Is there a line like this in dmesg for PFN 0x56700?

Can you paste the output of: dmesg | grep RMP

Does the kernel you are running have the following fix(es):

danko-miladinovic commented 1 day ago

Thanks. One stupid question. I should look for this changes on the host kernel, right? These fixes are to be done on the host kernel, right?

There is some problem on the server, some other messages are cloging up the demsg log, so I no longer see any log messages regarding PFN 0x56700. I do not have those fixes. I saw them today, so they will fix my problem? Potentionaly.

tlendacky commented 1 day ago

Thanks. One stupid question. I should look for this changes on the host kernel, right? These fixes are to be done on the host kernel, right?

Yes

There is some problem on the server, some other messages are cloging up the demsg log, so I no longer see any log messages regarding PFN 0x56700. I do not have those fixes.
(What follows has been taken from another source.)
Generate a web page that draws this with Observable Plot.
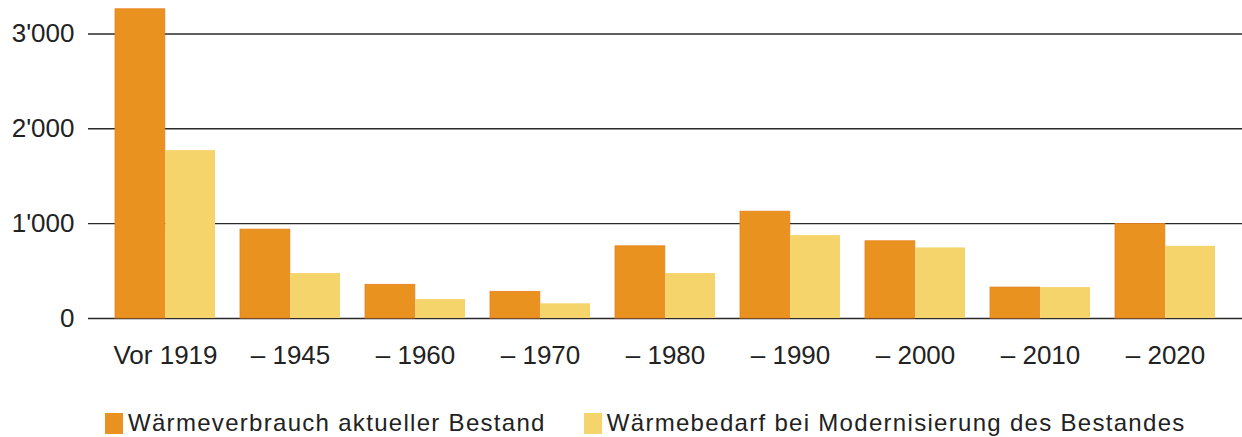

I saw them today, so they will fix my problem? Potentionaly.

Yes, assuming that the PFN in question was in the last 1MB of the 2MB range that encompasses the end of the RMP table. Patches 400fea4b9651 and d6d85ac15cce reserved the memory in order for kexec to work properly. However, without 88a921aa3c6b, that reserved memory was still made available for allocation. Since it is viewed as reserved in the e820 table, the SNP support will pass the address and range to SNP_INIT to make it hypervisor fixed, which is why the RMPUPDATE fails for any page allocated in that range. Patch 88a921aa3c6b prevents that memory from being allocatable.

But if you don't have any of those patches on the host, I'm not sure what is occurring.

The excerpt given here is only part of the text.